Trân Duc Thach a été arrêté en septembre 2008 à lors d’un vaste mouvement contre la dissidence interne. Jugé pour ses écrits, qui exposaient la corruption, les injustices et les violations des droits de l’homme dans le pays, il a été condamné à trois ans de prison. Selon lui, « le mouvement pour la démocratie et les droits de l’homme s’est largement répandu dans l’ensemble de la société » au point que « l’espoir d’un Vietnam meilleur pour l’avenir ne relève pas de l’illusion mais de la certitude ». Il ajoute que lorsque les souffrances endurées par un peuple du fait d’un régime répressif deviennent trop grandes, les gens se dressent contre leurs dirigeants. « Un gouvernement ne peut survivre que s’il a la confiance du peuple ; autrement, tôt ou tard, il s’effondre », analyse-t-il, précisant : « Jour après jour, je vois plus clair ; un gouvernement qui vit sur le peuple mais ne se fait pas proche du peuple – et, au contraire, le harcèle –, ce gouvernement-là tombera. »

Trân Anh Kim fait partie des prisonniers qui ont recouvré la liberté cette année à l’occasion des amnisties accordées avant le Têt. Ancien commissaire politique adjoint d’un régiment de l’armée stationné dans la province de Thai Binh, il a été condamné en 2009 à cinq années et demi de prison pour « subversion » du fait d’activités pro-démocratiques. « Premièrement, j’ai confiance en la jeunesse. Deuxièmement, je fais confiance aux intellectuels. Ils [la police] me contactent régulièrement, mais plus ils cherchent à me bâillonner, plus ma voix est entendue. Partout, les gens en ont assez, mais ils n’ont pas encore pris la parole », confie-t-il à Radio Free Asia. En janvier dernier, selon Voice of America, treize militants vietnamiens ont été interpellés et détenus plusieurs heures avant d’être relâchés non sans avoir confessé avoir enfreint la loi en rendant visite à Trân Anh Kim, qui est toujours en liberté provisoire.

Lê Thi Công Nhân place, quant à elle, son combat sur le terrain du syndicalisme. Face à l’impossibilité d’obtenir des réformes politiques, l’organisation qu’elle représente, Viet Labors, milite pour la création de syndicats indépendants au Vietnam. Il existe bien un syndicat officiel, mais il est contrôlé par le gouvernement et ses dirigeants ne défendent pas pleinement les droits des travailleurs, explique-t-elle. « Dans la situation économique qui est celle du Vietnam aujourd’hui, les travailleurs sont exploités, analyse-t-elle.
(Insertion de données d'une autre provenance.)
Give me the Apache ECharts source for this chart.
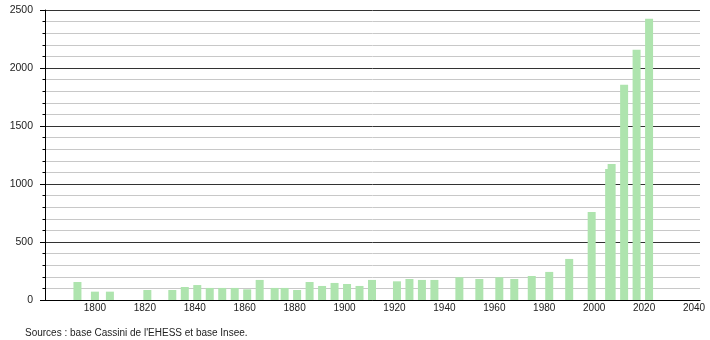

Ils souffrent et, parce que la majorité d’entre eux n’a pas accès à une formation supérieure, ils sont cantonnés dans des tâches peu qualifiées. Dès lors qu’un conflit surgit, ils ne sont pas défendus et le parti dirigeant persiste à plaider l’avantage compétitif que représente une main-d’œuvre peu coûteuse pour attirer les investisseurs. » Dans ce cadre, Viet Labors cherche seulement à éveiller les consciences pour que les travailleurs puissent défendre leurs droits et mettre en place leurs propres organisations représentatives. « Viet Labors n’a pas d’ambition politique au sens où les travailleurs devraient entrer en politique et fonder leur parti politique, conclut la militante syndicaliste. Les travailleurs sont toutefois aussi des citoyens et ils entreront en politique s’ils l’estiment nécessaire. Dans l’immédiat, Viet Labors se concentre sur un objectif : établir des syndicats indépendants dirigés par ceux qui travaillent. »

Pham Thanh Nghiên appartient à plusieurs organisations de la société civile. En janvier 2010, elle a été condamnée à quatre ans de prison, suivis de trois ans de résidence surveillée, pour avoir mené une grève de la faim en protestation des empiétements chinois sur les Paracels (Hoang Sa en vietnamien) et les Spratleys (Truong Sa), archipels situés en mer de Chine méridionale (Biên Dông, ‘mer de l’Est’ en vietnamien) revendiqués à la fois par la Chine et ses voisins – dont le Vietnam. Elle estime que, ces deux dernières années, « de nombreux groupes ou organisations » sont apparus, apportant « de l’air frais au sein du mouvement pour la démocratie au Vietnam ». Blogueuse elle-même, membre de l’Association des anciens prisonniers de conscience vietnamiens, elle note toutefois que les obstacles sont nombreux. « Ces organisations ne se donnent pas d’objectifs assez ambitieux », explique-t-elle, et, à part publier quelques communiqués communs ou prendre part à des manifestations, « elles ne travaillent pas ensemble ». Pour avoir un impact plus « positif » sur les progrès de la liberté au Vietnam, affirme Pham Thanh Nghiên, « elles doivent travailler ensemble autour d’objectifs précis ». (eda/ra)

(1) Le précédent texte législatif sur la religion remonte à 2004 ; il s’agit de l’Ordonnance sur la croyance et la religion.